Here’s why: In one of its most popular provisions, the Affordable Care Act prohibited all health plans, including those offered by employers, from imposing annual and lifetime limits on coverage. These limits were common before the advent of health reform, and had especially harsh consequences for people, including children, with debilitating chronic illnesses, as Vox’s Sarah Kliff has movingly documented.
The ban on annual and lifetime limits was thus a boon even for the 159 million people who get their coverage through their employers. But the waivers contemplated under the Senate bill could wipe out the ban on such limits. Under the Affordable Care Act, the ban on lifetime and annual limits applies only to those benefits that are considered “essential.” If a state gets a waiver saying that no benefits would be considered essential — which was the status quo prior to Obamacare — insurers could impose lifetime and annual limits on all services.
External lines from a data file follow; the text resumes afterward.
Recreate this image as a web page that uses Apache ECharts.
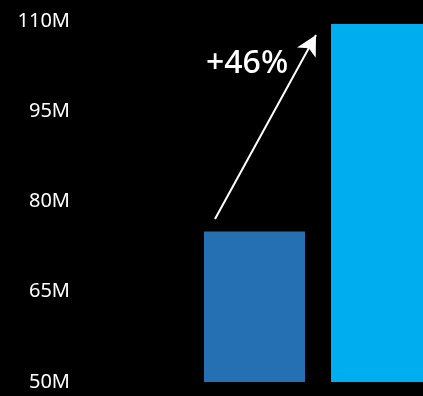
<!DOCTYPE html>
<html><head><meta charset="utf-8">
<style>html,body{margin:0;padding:0;background:#000;}#c{width:423px;height:396px;}</style>
<script src="https://cdn.jsdelivr.net/npm/echarts@6/dist/echarts.min.js"></script>
</head><body><div id="c"></div>
<script>
const categories = ['Before', 'After'];
const values = [75, 109.5];
const barColors = ['#2470B3', '#00AEEF'];
const yTicks = { min: 50, max: 110, interval: 15 };
const changeLabel = '+46%';

const chart = echarts.init(document.getElementById('c'), null, { renderer: 'canvas' });
chart.setOption({
  backgroundColor: '#000',
  animation: false,
  grid: { left: 191, top: 21, right: 0, bottom: 14, containLabel: false },
  xAxis: {
    type: 'value', min: -0.5, max: 1.3268,
    splitLine: { show: false }, axisLine: { show: false }, axisTick: { show: false }, axisLabel: { show: false }
  },
  yAxis: {
    type: 'value', min: yTicks.min, max: yTicks.max, interval: yTicks.interval,
    splitLine: { show: false }, axisLine: { show: false }, axisTick: { show: false },
    axisLabel: {
      color: '#fff', fontSize: 20, fontFamily: 'Noto Sans', margin: 121,
      formatter: v => v + 'M'
    }
  },
  series: [{
    type: 'bar', barWidth: 101,
    data: categories.map((c, i) => ({ name: c, value: [i, values[i]], itemStyle: { color: barColors[i] } })),
    markLine: {
      silent: true, symbol: ['none', 'arrow'], symbolSize: [16, 20],
      lineStyle: { color: '#fff', width: 2, type: 'solid' },
      label: { show: false },
      data: [[{ x: 215, y: 219 }, { x: 316, y: 35 }]]
    }
  }],
  graphic: [{
    type: 'text', left: 206, top: 48,
    style: { text: changeLabel, fill: '#fff', fontSize: 32, fontWeight: 500, fontFamily: 'Noto Sans' }
  }]
});
</script></body></html>
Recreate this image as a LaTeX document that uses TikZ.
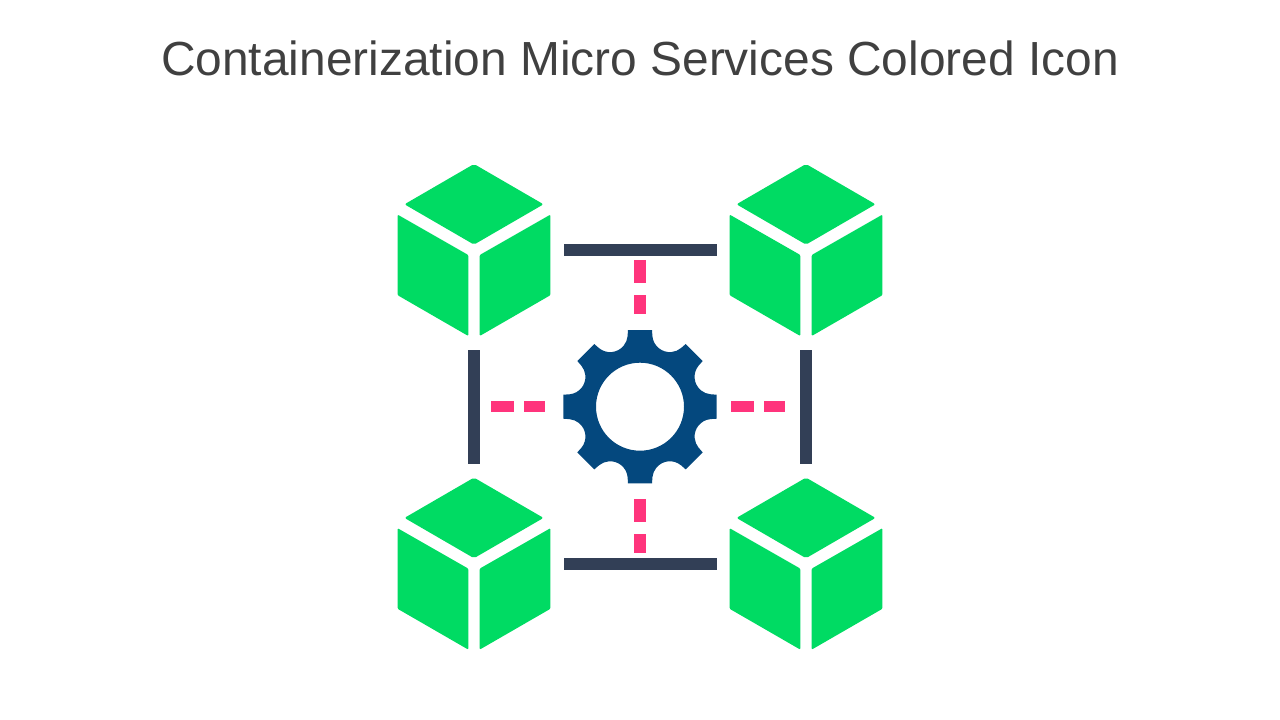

If one state weakens health insurance rules, that could have ripple effects in every state
It gets worse. In general, federal law attempts to create a single, nationwide set of rules for large employers that offer health coverage. That’s why, as Matt Fiedler at Brookings has pointed out, “current regulations and guidance permit large employer plans to apply any state’s definition of essential health benefits for the purposes of determining the scope of the ban on annual and lifetime limits.”
So imagine that Texas were to get a waiver from the essential health benefits rule. Employers in every state could then adopt Texas’s definition of what counts as essential — which is to say, nothing. A single state could thus wipe out annual and lifetime limits across the whole country, making a mockery of federalism, where each state is supposed to be able to make decisions for itself.
Although the Trump administration could tighten its regulations to mean that Texas’s waiver would apply only to employers in Texas, it isn’t likely to do so. Even if it did, waivers would apply within any state that chose to grant them — meaning that the Senate’s bill would still expose millions of families that get coverage through their employers to financial catastrophe.
In short, the waivers available under the Senate bill are breathtaking in scope: not just “big waiver,” as some lawyers call the emerging system that lets states opt out of government rules, but “waiver unlimited.” It’s not clear that the Senate appreciates what it’s doing; indeed, it’s not even clear that rules governing waivers can be included in a reconciliation bill.
But if the Senate parliamentarian decides that they can be included, and the Better Care Reconciliation Act of 2017 becomes law, its waivers will be a backdoor method for undoing some of Obamacare’s most popular and significant protections.